> **Available data**:
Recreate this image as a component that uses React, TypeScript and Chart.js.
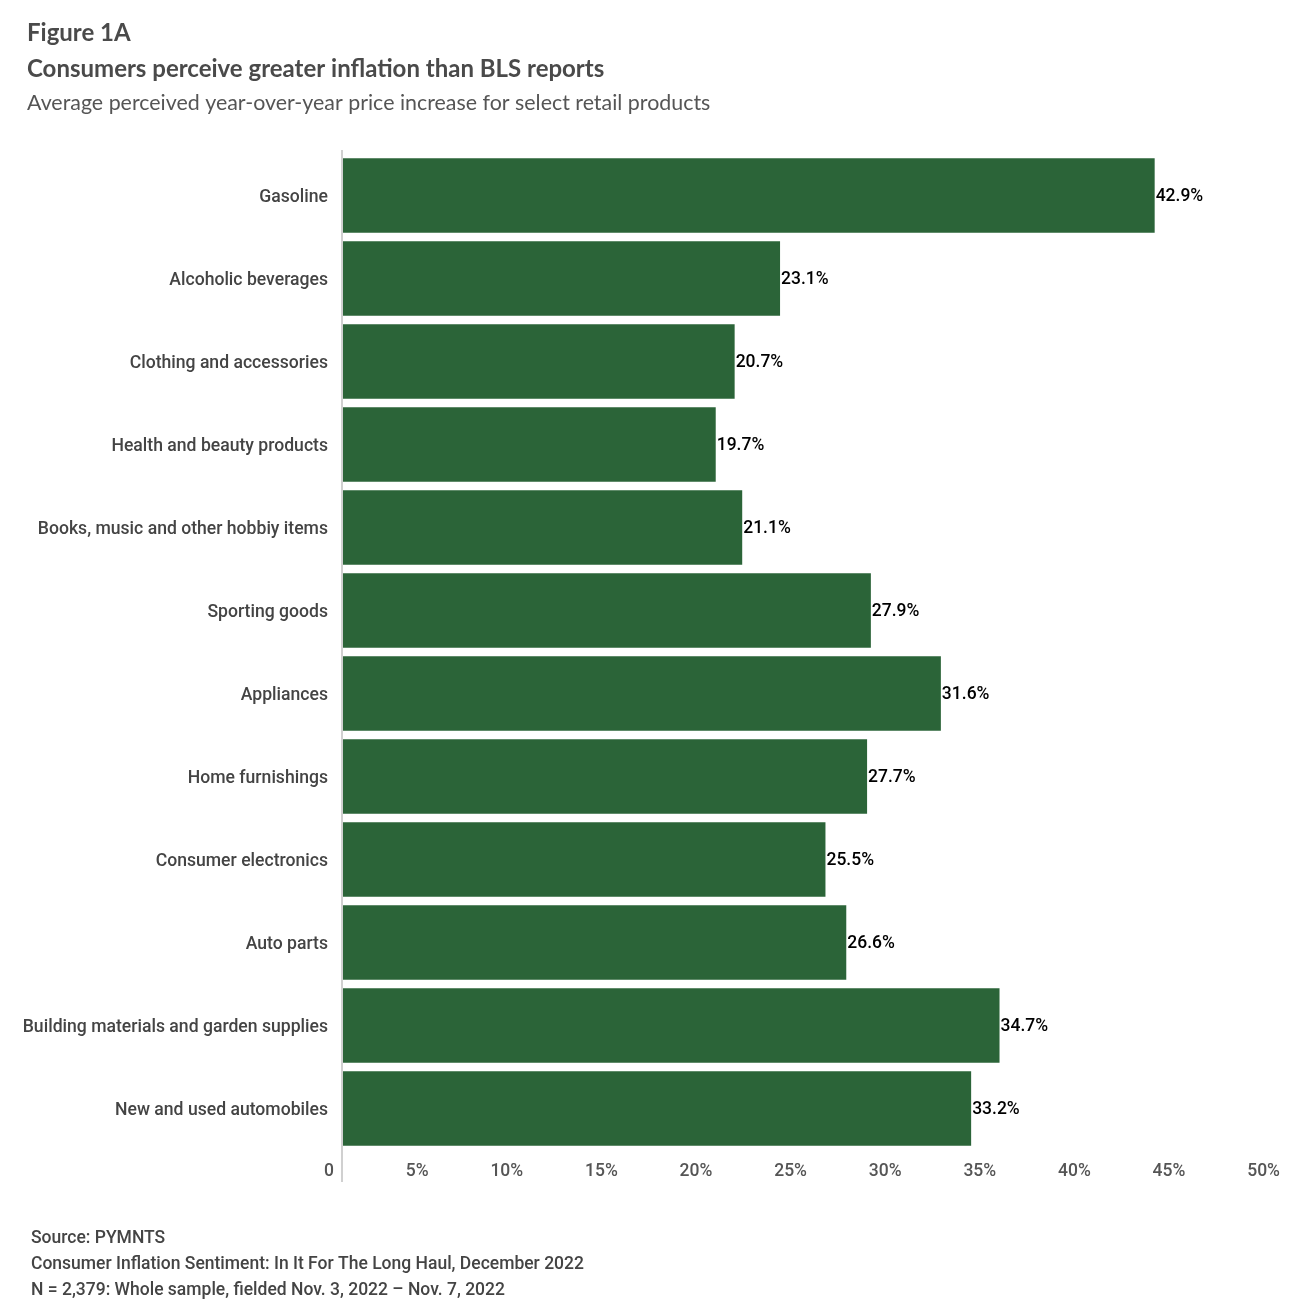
import React, { useEffect, useRef } from "react";
import { Chart, registerables } from "chart.js";

Chart.register(...registerables);

const categories: string[] = [
  "Gasoline",
  "Alcoholic beverages",
  "Clothing and accessories",
  "Health and beauty products",
  "Books, music and other hobbiy items",
  "Sporting goods",
  "Appliances",
  "Home furnishings",
  "Consumer electronics",
  "Auto parts",
  "Building materials and garden supplies",
  "New and used automobiles",
];

const values: number[] = [42.9, 23.1, 20.7, 19.7, 21.1, 27.9, 31.6, 27.7, 25.5, 26.6, 34.7, 33.2];

const xTicks: number[] = [0, 5, 10, 15, 20, 25, 30, 35, 40, 45, 50];

const figureLabel = "Figure 1A";
const titleText = "Consumers perceive greater inflation than BLS reports";
const subtitleText = "Average perceived year-over-year price increase for select retail products";
const sourceLines: string[] = [
  "Source: PYMNTS",
  "Consumer Inflation Sentiment: In It For The Long Haul, December 2022",
  "N = 2,379: Whole sample, fielded Nov. 3, 2022 – Nov. 7, 2022",
];

const BAR_COLOR = "#2b6438";

const decorPlugin = {
  id: "decor",
  afterDraw(chart: any) {
    const ctx = chart.ctx as CanvasRenderingContext2D;
    const area = chart.chartArea;
    ctx.save();
    // Titles
    ctx.textBaseline = "middle";
    ctx.textAlign = "left";
    ctx.fillStyle = "#4a4a4a";
    ctx.font = "bold 24px Lato";
    ctx.fillText(figureLabel, 27, 33);
    ctx.fillText(titleText, 27, 69);
    ctx.fillStyle = "#555555";
    ctx.font = "21.4px Lato";
    ctx.fillText(subtitleText, 27, 103);
    // Source
    ctx.fillStyle = "#444444";
    ctx.font = "500 17.5px Roboto";
    sourceLines.forEach((s, i) => ctx.fillText(s, 31, 1239 + i * 26));
    // Axis line
    ctx.strokeStyle = "#d0d0d0";
    ctx.lineWidth = 2;
    ctx.beginPath();
    ctx.moveTo(area.left - 1, area.top - 4);
    ctx.lineTo(area.left - 1, area.bottom + 32);
    ctx.stroke();
    // Value labels
    const meta = chart.getDatasetMeta(0);
    ctx.fillStyle = "#000000";
    ctx.font = "500 17.5px Roboto";
    meta.data.forEach((bar: any, i: number) => {
      ctx.fillText(values[i].toFixed(1) + "%", bar.x + 1, bar.y + 1);
    });
    ctx.restore();
  },
};

export default function App() {
  const ref = useRef<HTMLCanvasElement | null>(null);
  useEffect(() => {
    document.body.style.margin = "0";
    if (!ref.current) return;
    const chart = new Chart(ref.current, {
      type: "bar",
      data: {
        labels: categories,
        datasets: [
          {
            data: values,
            backgroundColor: BAR_COLOR,
            borderWidth: 0,
            barPercentage: 0.9,
            categoryPercentage: 1,
          },
        ],
      },
      options: {
        indexAxis: "y",
        responsive: false,
        animation: false,
        devicePixelRatio: 1,
        layout: { padding: { top: 154, right: 11, left: 0, bottom: 0 } },
        plugins: { legend: { display: false }, tooltip: { enabled: false } },
        scales: {
          x: {
            type: "linear",
            min: 0,
            max: 50,
            afterBuildTicks: (scale: any) => {
              scale.ticks = xTicks.map((v) => ({ value: v }));
            },
            afterFit: (scale: any) => {
              scale.height = 160;
            },
            grid: { display: false, drawTicks: false },
            border: { display: false },
            ticks: {
              autoSkip: false,
              maxRotation: 0,
              align: "end",
              labelOffset: -9,
              padding: 11,
              color: "#555555",
              font: { family: "Roboto", size: 17.5, weight: "500" },
              callback: (v: any) => (Number(v) === 0 ? "0" : v + "%"),
            },
          },
          y: {
            afterFit: (scale: any) => {
              scale.width = 343;
            },
            grid: { display: false, drawTicks: false },
            border: { display: false },
            ticks: {
              padding: 15,
              labelOffset: 2,
              color: "#444444",
              font: { family: "Roboto", size: 17.6, weight: "500" },
            },
          },
        },
      },
      plugins: [decorPlugin],
    } as any);
    return () => chart.destroy();
  }, []);
  return (
    <div style={{ width: 1300, height: 1310, background: "#fff" }}>
      <canvas ref={ref} width={1300} height={1310} style={{ display: "block" }} />
    </div>
  );
}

> **Problem statement**: Starting at the top of the listing above, please restate word for word each line up to and including the one that holds "const xTicks: number[]", omitting every image.

> **Answer in full**:
Recreate this image as a component that uses React, TypeScript and Chart.js.
import React, { useEffect, useRef } from "react";
import { Chart, registerables } from "chart.js";

Chart.register(...registerables);

const categories: string[] = [
  "Gasoline",
  "Alcoholic beverages",
  "Clothing and accessories",
  "Health and beauty products",
  "Books, music and other hobbiy items",
  "Sporting goods",
  "Appliances",
  "Home furnishings",
  "Consumer electronics",
  "Auto parts",
  "Building materials and garden supplies",
  "New and used automobiles",
];

const values: number[] = [42.9, 23.1, 20.7, 19.7, 21.1, 27.9, 31.6, 27.7, 25.5, 26.6, 34.7, 33.2];

const xTicks: number[] = [0, 5, 10, 15, 20, 25, 30, 35, 40, 45, 50];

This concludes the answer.